> [What to produce] Leave out every picture, and retype exactly the lines from the line with "Recreate this image" through the line with "(r2) at (957,197)", both ends included.

> [Stored data]
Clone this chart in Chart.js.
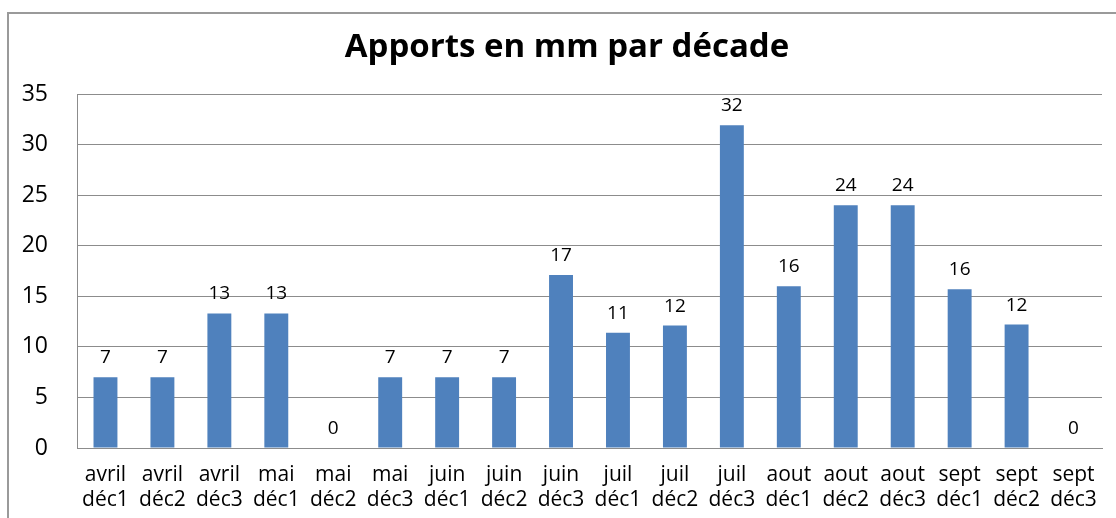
<!DOCTYPE html>
<html>
<head>
<meta charset="utf-8">
<script src="https://cdn.jsdelivr.net/npm/chart.js@4"></script>
<style>
  html, body { margin: 0; padding: 0; background: #fff; overflow: hidden; }
  #wrap { position: relative; width: 1116px; height: 518px; }
  #frame { position: absolute; left: 7px; top: 12px; width: 1200px; height: 600px; border: 2px solid #9a9a9a; }
  canvas { position: absolute; left: 0; top: 0; }
</style>
</head>
<body>
<div id="wrap">
  <div id="frame"></div>
  <canvas id="myChart" width="1116" height="518"></canvas>
</div>
<script>
const months = ['avril', 'avril', 'avril', 'mai', 'mai', 'mai', 'juin', 'juin', 'juin',
  'juil', 'juil', 'juil', 'aout', 'aout', 'aout', 'sept', 'sept', 'sept'];
const decades = ['déc1', 'déc2', 'déc3', 'déc1', 'déc2', 'déc3', 'déc1', 'déc2', 'déc3',
  'déc1', 'déc2', 'déc3', 'déc1', 'déc2', 'déc3', 'déc1', 'déc2', 'déc3'];
const apports = [7, 7, 13.3, 13.3, 0, 7, 7, 7, 17.1, 11.4, 12.1, 31.9, 16, 24, 24, 15.7, 12.2, 0];
const yTicks = [0, 5, 10, 15, 20, 25, 30, 35];
const titleText = 'Apports en mm par décade';

const labels = months.map((m, i) => [m, decades[i]]);
const fontName = '"Open Sans", sans-serif';

// value labels above bars (no datalabels plugin here)
const barValues = {
  id: 'barValues',
  afterDatasetsDraw(chart) {
    const c = chart.ctx;
    const meta = chart.getDatasetMeta(0);
    c.save();
    c.font = '19px ' + fontName;
    c.fillStyle = '#000';
    c.textAlign = 'center';
    c.textBaseline = 'alphabetic';
    meta.data.forEach((bar, i) => {
      c.fillText(Math.round(apports[i]).toString(), bar.x, bar.y - 14);
    });
    c.restore();
  }
};

// the built-in title only reserves the space; draw it a bit right of centre like the original
const shiftedTitle = {
  id: 'shiftedTitle',
  afterDraw(chart) {
    const tb = chart.titleBlock;
    const c = chart.ctx;
    c.save();
    c.font = 'bold 33px ' + fontName;
    c.fillStyle = '#000';
    c.textAlign = 'center';
    c.textBaseline = 'middle';
    c.fillText(titleText, chart.width / 2 + 9, tb.top + 28 + 33 * 1.2 / 2);
    c.restore();
  }
};

const ctx = document.getElementById('myChart');

new Chart(ctx, {
  type: 'bar',
  data: {
    labels: labels,
    datasets: [{
      label: 'Apports',
      data: apports,
      backgroundColor: '#4f81bd',
      borderWidth: 0,
      barPercentage: 0.42,
      categoryPercentage: 1
    }]
  },
  options: {
    responsive: false,
    animation: false,
    layout: { padding: { left: 0, right: 14, top: 0, bottom: 0 } },
    plugins: {
      legend: { display: false },
      tooltip: { enabled: false },
      title: {
        display: true,
        text: titleText,
        color: 'rgba(0,0,0,0)',
        font: { family: fontName, size: 33, weight: 'bold', lineHeight: 1.2 },
        padding: { top: 28, bottom: 26.4 }
      }
    },
    scales: {
      x: {
        grid: { display: false, drawTicks: false },
        border: { display: true, color: '#8c8c8c', width: 1 },
        ticks: {
          color: '#000',
          font: { family: fontName, size: 21, lineHeight: 1.2 },
          padding: 14,
          maxRotation: 0,
          autoSkip: false
        },
        afterFit(scale) { scale.height = 70; }
      },
      y: {
        min: 0,
        max: 35,
        afterBuildTicks(scale) { scale.ticks = yTicks.map(v => ({ value: v })); },
        grid: { color: '#8c8c8c', drawTicks: false },
        border: { display: true, color: '#8c8c8c', width: 1 },
        ticks: {
          color: '#000',
          font: { family: fontName, size: 23 },
          padding: 29
        },
        afterFit(scale) { scale.width = 77; }
      }
    }
  },
  plugins: [barValues, shiftedTitle]
});
</script>
</body>
</html>
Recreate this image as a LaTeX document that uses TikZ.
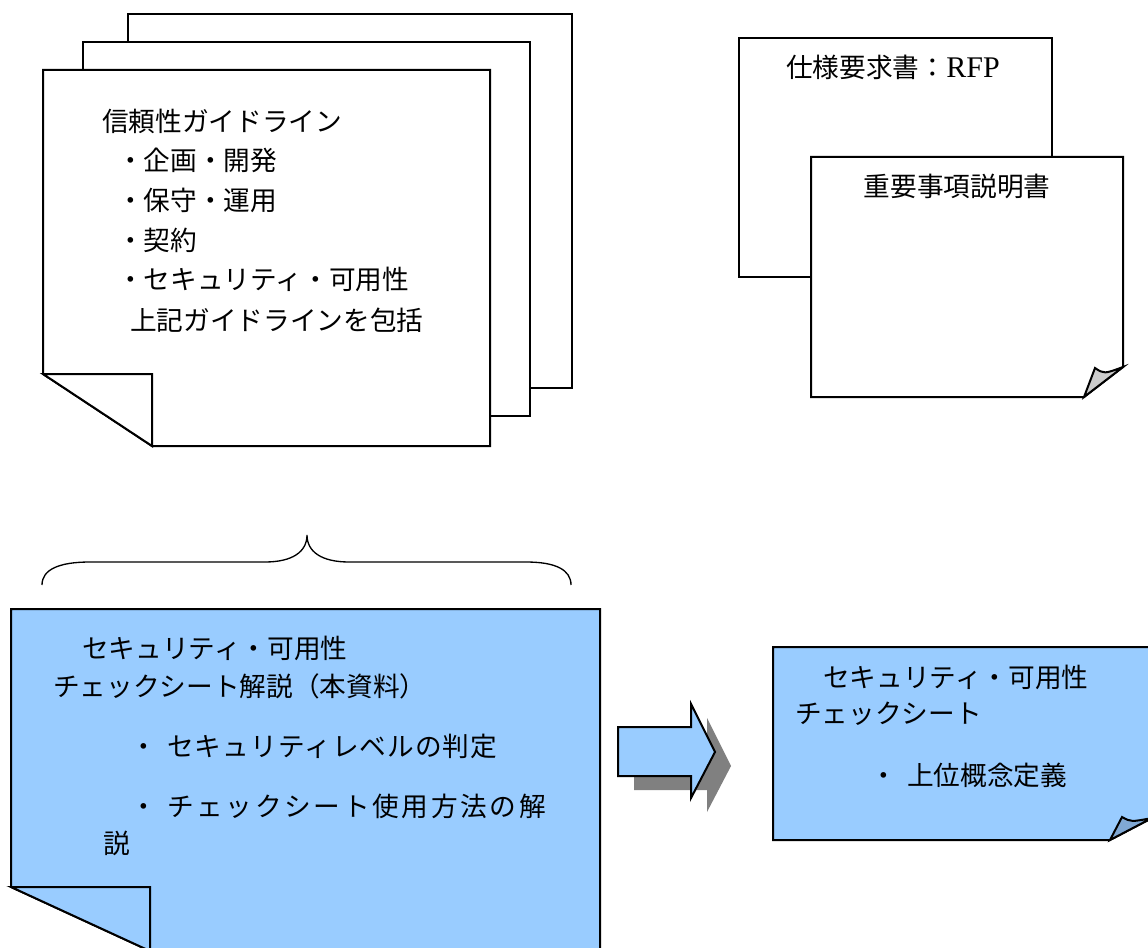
\documentclass[tikz,border=0pt]{standalone}
\usepackage{fontspec}
\setmainfont{Liberation Serif}
\newfontfamily\jp{Noto Sans CJK JP}
\newfontfamily\jpa[LetterSpace=4]{Noto Sans CJK JP}
\newfontfamily\jpb[LetterSpace=10]{Noto Sans CJK JP}
\definecolor{paleblue}{HTML}{99CCFF}
\definecolor{curlblue}{HTML}{80A8D4}
\definecolor{curlgray}{HTML}{CCCCCC}
\definecolor{shadowgray}{HTML}{808080}
\begin{document}
\begin{tikzpicture}[x=0.75pt,y=-0.75pt,line join=miter]
\tikzset{
  pg/.style={draw=black,line width=1.5pt,fill=white},
  bl/.style={draw=black,line width=1.5pt,fill=paleblue},
  lbl/.style={anchor=base west,inner sep=0pt,font=\jp\fontsize{20}{24}\selectfont},
  bracestyle/.style={draw=black,line width=1pt}
}
\useasboundingbox (0,0) rectangle (1148,948);
\fill[white] (0,0) rectangle (1148,948);

% ---- left stack of guideline pages
\draw[pg] (128,14) rectangle (572,388);
\draw[pg] (83,42) rectangle (530,416);
\fill[white] (43,70) rectangle (490,446);
\draw[pg] (43,70) -- (490,70) -- (490,446) -- (152,446) -- (43,374) -- cycle;
\draw[pg] (43,374) -- (152,374) -- (152,446) -- cycle;

\node[lbl] (g1) at (102,132) {信頼性ガイドライン};
\node[lbl] (g2) at (117,171) {・企画・開発};
\node[lbl] (g3) at (117,211) {・保守・運用};
\node[lbl] (g4) at (117,251) {・契約};
\node[lbl] (g5) at (117,290) {・セキュリティ・可用性};
\node[lbl] (g6) at (130,330) {上記ガイドラインを包括};

% ---- right top pages
\draw[pg] (739,38) rectangle (1052,277);
\draw[pg] (811,157) -- (1123,157) -- (1123,367) -- (1084,397) -- (811,397) -- cycle;
\draw[pg,fill=curlgray] (1084,397) -- (1095,368) .. controls (1104,374) .. (1123,367) -- cycle;
\node[lbl,anchor=base] (r1) at (893,78) {仕様要求書：{\rmfamily\fontsize{22.5}{26}\selectfont RFP}};
\node[lbl,anchor=base] (r2) at (957,197) {重要事項説明書};

% ---- brace
\draw[bracestyle] (42,585) .. controls (42,570) and (58,562) .. (90,562) -- (265,562)
  .. controls (292,562) and (307,552) .. (307,535)
  .. controls (307,552) and (322,562) .. (349,562) -- (526,562)
  .. controls (556,562) and (571,570) .. (571,585);

% ---- left blue page
\draw[bl] (11,609) -- (600,609) -- (600,951) -- (150,951) -- (11,887) -- cycle;
\draw[bl] (11,887) -- (150,887) -- (150,951) -- cycle;
\node[lbl] (b1) at (82,658) {セキュリティ・可用性};
\node[lbl] (b2) at (53,696) {チェックシート解説（本資料）};
\node[lbl] (b3d) at (130,756) {・};
\node[lbl] (b3) at (167,756) {\jpa セキュリティレベルの判定};
\node[lbl] (b4d) at (130,816) {・};
\node[lbl] (b4) at (167,816) {\jpb チェックシート使用方法の解};
\node[lbl] (b5) at (103,853) {説};

% ---- arrow with shadow
\fill[shadowgray] (634,741) -- (707,741) -- (707,718) -- (731,766) -- (707,812) -- (707,790) -- (634,790) -- cycle;
\draw[bl] (618,727) -- (691,727) -- (691,704) -- (715,752) -- (691,798) -- (691,776) -- (618,776) -- cycle;

% ---- right blue page
\draw[bl] (773,647) -- (1152,647) -- (1152,818) -- (1110,840) -- (773,840) -- cycle;
\draw[bl,fill=curlblue] (1110,840) -- (1122,817) .. controls (1131,822) .. (1152,818) -- cycle;
\node[lbl] (c1) at (823,687) {セキュリティ・可用性};
\node[lbl] (c2) at (795,723) {チェックシート};
\node[lbl] (c3d) at (870,785) {・};
\node[lbl] (c3) at (907,785) {上位概念定義};
\end{tikzpicture}
\end{document}
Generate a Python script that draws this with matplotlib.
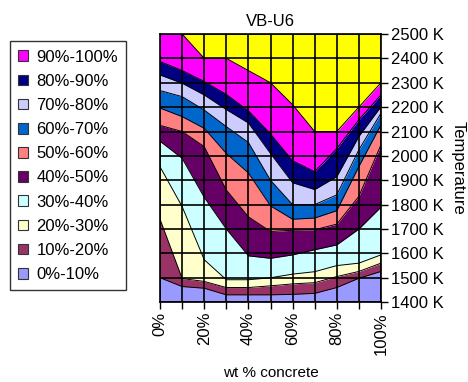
import matplotlib
matplotlib.use("Agg")
from matplotlib import pyplot as plt
from matplotlib.patches import Patch
from matplotlib.ticker import MultipleLocator, FuncFormatter

plt.rcParams['font.family'] = ['Liberation Sans', 'DejaVu Sans']
plt.rcParams['font.size'] = 12

# composition (wt % concrete)
concrete = [0, 10, 20, 30, 40, 50, 60, 70, 80, 90, 100]

# temperature (K) at which each fraction level is reached, per composition
level_10 = [1500, 1464, 1457, 1430, 1430, 1430, 1432, 1436, 1460, 1498, 1526]
level_20 = [1740, 1497, 1485, 1460, 1460, 1467, 1475, 1480, 1505, 1526, 1560]
level_30 = [1955, 1792, 1574, 1492, 1492, 1500, 1515, 1525, 1550, 1560, 1594]
level_40 = [2060, 1990, 1830, 1700, 1590, 1580, 1594, 1615, 1635, 1700, 1790]
level_50 = [2125, 2100, 2038, 1860, 1750, 1690, 1695, 1697, 1720, 1834, 2045]
level_60 = [2196, 2161, 2113, 2010, 1930, 1795, 1740, 1745, 1775, 1956, 2127]
level_70 = [2268, 2243, 2188, 2120, 2055, 1900, 1800, 1800, 1840, 2025, 2175]
level_80 = [2332, 2298, 2250, 2190, 2135, 2010, 1890, 1862, 1915, 2080, 2202]
level_90 = [2387, 2350, 2305, 2252, 2185, 2090, 1980, 1935, 2030, 2148, 2250]
level_100 = [2600, 2500, 2400, 2400, 2350, 2300, 2210, 2100, 2100, 2200, 2300]

band_labels = ['0%-10%', '10%-20%', '20%-30%', '30%-40%', '40%-50%',
               '50%-60%', '60%-70%', '70%-80%', '80%-90%', '90%-100%']
band_colors = ['#9999FF', '#993366', '#FFFFCC', '#CCFFFF', '#660066',
               '#FF8080', '#0066CC', '#CCCCFF', '#000080', '#FF00FF']
top_color = '#FFFF00'

t_min, t_max = 1400, 2500

fig = plt.figure(figsize=(4.68, 3.82), dpi=100)
ax = fig.add_axes([0.342, 0.209, 0.472, 0.702])

levels = [level_10, level_20, level_30, level_40, level_50,
          level_60, level_70, level_80, level_90, level_100]
floor = [t_min] * len(concrete)
ceiling = [t_max + 200] * len(concrete)

lower = floor
for upper, color in zip(levels, band_colors):
    ax.fill_between(concrete, lower, upper, color=color, lw=0, zorder=1)
    lower = upper
ax.fill_between(concrete, lower, ceiling, color=top_color, lw=0, zorder=1)

# contour lines between bands
for lev in levels:
    ax.plot(concrete, lev, color='black', lw=0.7, zorder=2)

ax.set_xlim(0, 100)
ax.set_ylim(t_min, t_max)

ax.xaxis.set_major_locator(MultipleLocator(10))
ax.xaxis.set_major_formatter(FuncFormatter(lambda v, p: '%d%%' % v if round(v) % 20 == 0 else ''))
ax.yaxis.set_major_locator(MultipleLocator(100))
ax.yaxis.set_major_formatter(FuncFormatter(lambda v, p: '%d K' % v))
ax.yaxis.tick_right()
ax.yaxis.set_label_position('right')
plt.setp(ax.get_xticklabels(), rotation=90)
ax.tick_params(axis='both', direction='out', length=5, width=1, color='black', pad=2)

ax.grid(True, color='black', lw=1.2, zorder=3)
ax.set_axisbelow(False)
for s in ax.spines.values():
    s.set_linewidth(1.2)
    s.set_zorder(4)

ax.set_title('VB-U6', fontsize=12, pad=6)
ax.set_xlabel('wt % concrete', fontsize=11, labelpad=8)
ax.set_ylabel('Temperature', rotation=-90, labelpad=16)

handles = [Patch(facecolor=c, edgecolor='#333333', lw=0.8) for c in band_colors]
leg = fig.legend(handles[::-1], band_labels[::-1], loc='upper left',
                 bbox_to_anchor=(0.021, 0.892), frameon=True, fancybox=False,
                 edgecolor='black', handlelength=0.6, handleheight=0.6,
                 handletextpad=0.5, labelspacing=0.55, borderpad=0.5,
                 borderaxespad=0)
leg.get_frame().set_linewidth(1.0)

fig.savefig('out.png', dpi=100)
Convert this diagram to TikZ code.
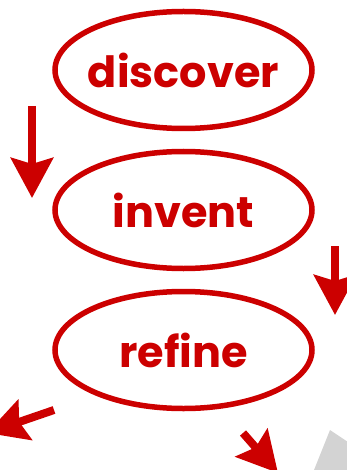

> [Solution]
Recreate this image as a LaTeX document that uses TikZ.
\documentclass[tikz,border=0pt]{standalone}
\usepackage{fontspec}
\setmainfont{Liberation Serif}
\newfontfamily\jp{Noto Sans CJK JP}
\newfontfamily\jpa[LetterSpace=4]{Noto Sans CJK JP}
\newfontfamily\jpb[LetterSpace=10]{Noto Sans CJK JP}
\definecolor{paleblue}{HTML}{99CCFF}
\definecolor{curlblue}{HTML}{80A8D4}
\definecolor{curlgray}{HTML}{CCCCCC}
\definecolor{shadowgray}{HTML}{808080}
\begin{document}
\begin{tikzpicture}[x=0.75pt,y=-0.75pt,line join=miter]
\tikzset{
  pg/.style={draw=black,line width=1.5pt,fill=white},
  bl/.style={draw=black,line width=1.5pt,fill=paleblue},
  lbl/.style={anchor=base west,inner sep=0pt,font=\jp\fontsize{20}{24}\selectfont},
  bracestyle/.style={draw=black,line width=1pt}
}
\useasboundingbox (0,0) rectangle (1148,948);
\fill[white] (0,0) rectangle (1148,948);

% ---- left stack of guideline pages
\draw[pg] (128,14) rectangle (572,388);
\draw[pg] (83,42) rectangle (530,416);
\fill[white] (43,70) rectangle (490,446);
\draw[pg] (43,70) -- (490,70) -- (490,446) -- (152,446) -- (43,374) -- cycle;
\draw[pg] (43,374) -- (152,374) -- (152,446) -- cycle;

\node[lbl] (g1) at (102,132) {信頼性ガイドライン};
\node[lbl] (g2) at (117,171) {・企画・開発};
\node[lbl] (g3) at (117,211) {・保守・運用};
\node[lbl] (g4) at (117,251) {・契約};
\node[lbl] (g5) at (117,290) {・セキュリティ・可用性};
\node[lbl] (g6) at (130,330) {上記ガイドラインを包括};

% ---- right top pages
\draw[pg] (739,38) rectangle (1052,277);
\draw[pg] (811,157) -- (1123,157) -- (1123,367) -- (1084,397) -- (811,397) -- cycle;
\draw[pg,fill=curlgray] (1084,397) -- (1095,368) .. controls (1104,374) .. (1123,367) -- cycle;
\node[lbl,anchor=base] (r1) at (893,78) {仕様要求書：{\rmfamily\fontsize{22.5}{26}\selectfont RFP}};
\node[lbl,anchor=base] (r2) at (957,197) {重要事項説明書};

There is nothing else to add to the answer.